I actually booked my HOHO ticket in advance about a week before I set off, just because I felt it would be easier and I often unnecessarily like to book/sort things in advance when I travel (a habit I’m gradually getting out of). The website is a bit of a sprawling mess but it lists all the destinations and even plays some uplifting music for you as you browse, which becomes irritating after all of 5 seconds.
The basic set-up of HOHO is that there’s a red route and a green route (and yet all the buses are purple, go figure). The Red Route is more central, pivoting mainly around Connaught Place and Old Delhi, whilst the Green Route ventures further out. The two routes collide at various points, such as India Gate or Humayun’s Tomb to allow you to switch from one to another. You can book to travel only on the Red Route, only on the Green Route or get a 2 day ticket which allows you to travel on both routes. I chose to do the latter, which cost me 1000 rupees over two days. A 1 day ticket on either of the routes will cost you 600 rupees. If you’re in Delhi over a weekend, the ticket also includes a free visit to watch the changing of the guard at President House on a Saturday morning (7.30am). Unfortunately I left Delhi early on the Saturday so couldn’t make use of this.
So, overall, it works out at paying 500 rupees per day to travel round the city, which I didn’t think was too bad considering the buses were nice and you get a guide who explains each of the sites you’re stopping at. The buses are frequent, with Red Route buses departing from each stop every 45 minutes and Green Route buses departing every hour. They should give you a full timetable on the bus telling you the exact times the buses will stop/pick up at each place. If you want to fit in quite a few things in one day, you need to plan how long you want to spend at each place. You’ll probably want to spend a while at monuments such as Red Fort or Qutub Minar, whilst Raj Ghat and Lotus Temple can be done in a short space of time.
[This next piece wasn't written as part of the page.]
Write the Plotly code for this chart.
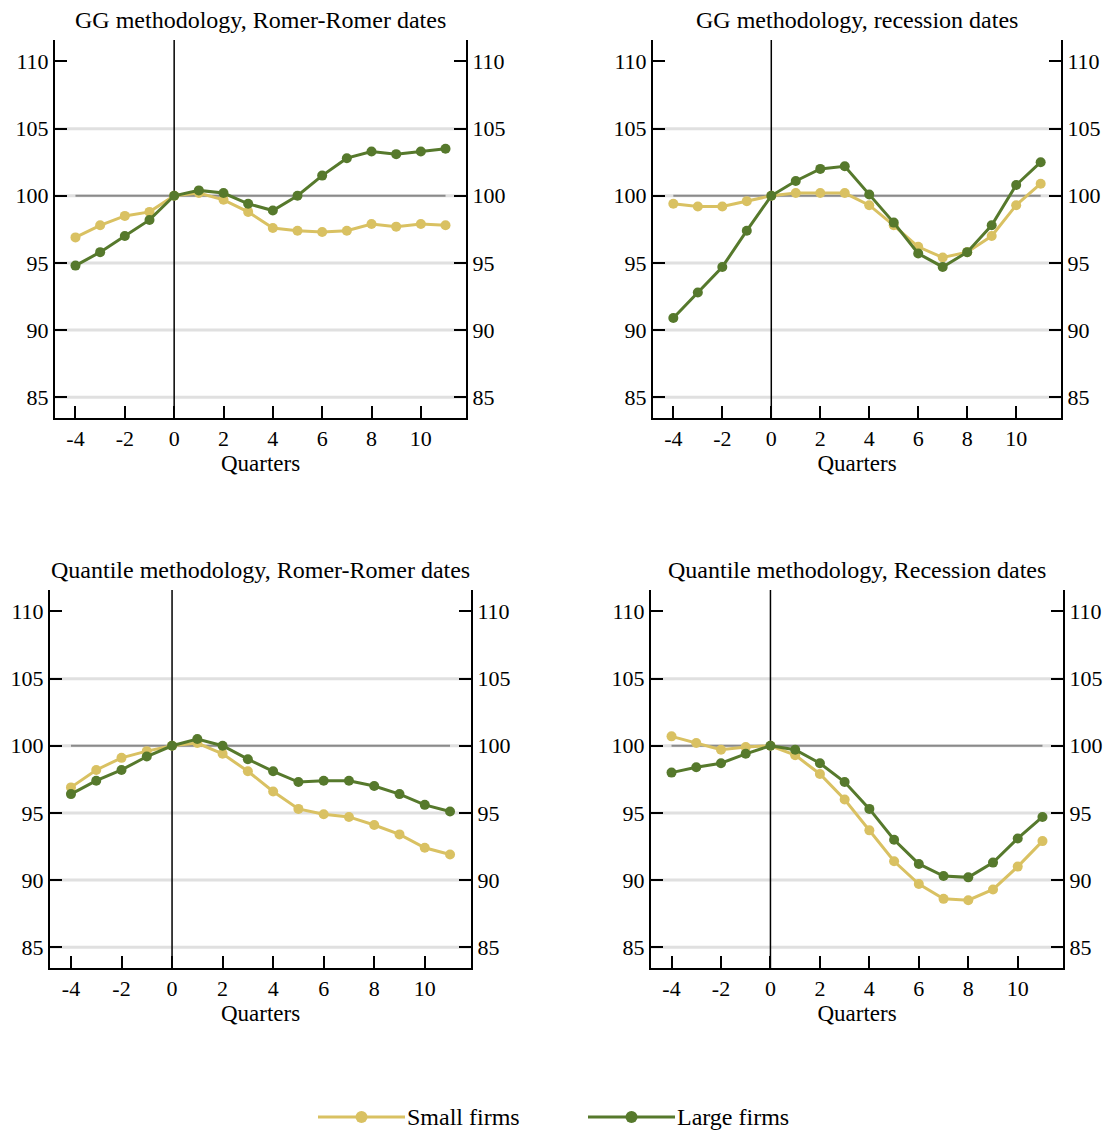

I think one of the mistakes I made was to tackle the Red Route on one day and then the Green Route on the next. I think it’s much more time-effective to have an even split between the two routes, since the Green Route only starts from India Gate. As a result, on the second day, I had to sit on the Red Route bus for about an hour going past monuments I’d already seen before I could reach India Gate to catch the Green Route bus. Both Red/Green buses stop at India Gate, NGMA, Humayun’s Tomb and Safdarjang’s Tomb, so it’s pretty easy to switch from one to the other. They’ve got a full map on the website and you should be given one on the bus too.
I was in Delhi during off-season so the buses weren’t very busy at all, mainly filled with Indian tourists who can ride the bus for half the price. I still don’t think booking in advance is strictly necessary though and you can easily pick up a ticket at the HOHO office near Connaught Place. This is where the Red Route bus begins and ends anyway, so you could either scout it out the day before or even just go in on the morning of your sightseeing.
The HOHO office/Red Route bus departure is on Baba Kharak Singh Marg, just off Connaught Circle. Naturally, it took me about five or six circuits of Connaught Place before I found the correct road, but it’s on the same road as the Shivaji Stadium metro station. You have to walk about 5-10 minutes down the road before you should see a small detached hut-type buiding in front of the other shops or, more likely, you’ll see the HOHO bus waiting outside it. Once I found the right road, even I didn’t have any problems finding the office so you’ve got no excuse.
So the big question is whether or not it’s worth plunging into the sea of tourism and making use of HOHO. For seasoned travellers who’ve got no problems navigating round a vast city and are happy to take the metro or local buses, then it’s probably not worth the extra money, but I know I was quite nervous about Delhi, especially since it was my first stop off during this visit to India, so HOHO gave me some peace of mind. It’s definitely a favourable option if you’re travelling with kids or you want to cover a lot of ground in a short space of time. The stops are also all well-positioned. I know some of the metro stops can sometimes be 1km away or more but all of the bus stops were directly outside the monuments we were seeing.
I had no major complaints about the service. Some people have complained about the buses being very late, but they were mostly pretty reliable. A few were about 5 minutes late but I guess this is because of how congested Delhi is as a city. We were certainly crawling at a few spots. The guides on the bus are a bit hit-and-miss too. Some are quite engaging and even sat down to chat with me sometimes, directing me to the best sights. Others were much more half-arsed, reeling off the pre-learned trivia about a certain place and doing very little else.
So it’s not perfect by any means, but it got me round a crowded and overwhelming city with minimal hassle and stops at almost all of the ‘big hitters’ in Delhi. For convenience and peace of mind, HOHO is a nice gradual introduction into the crazy world of Delhi.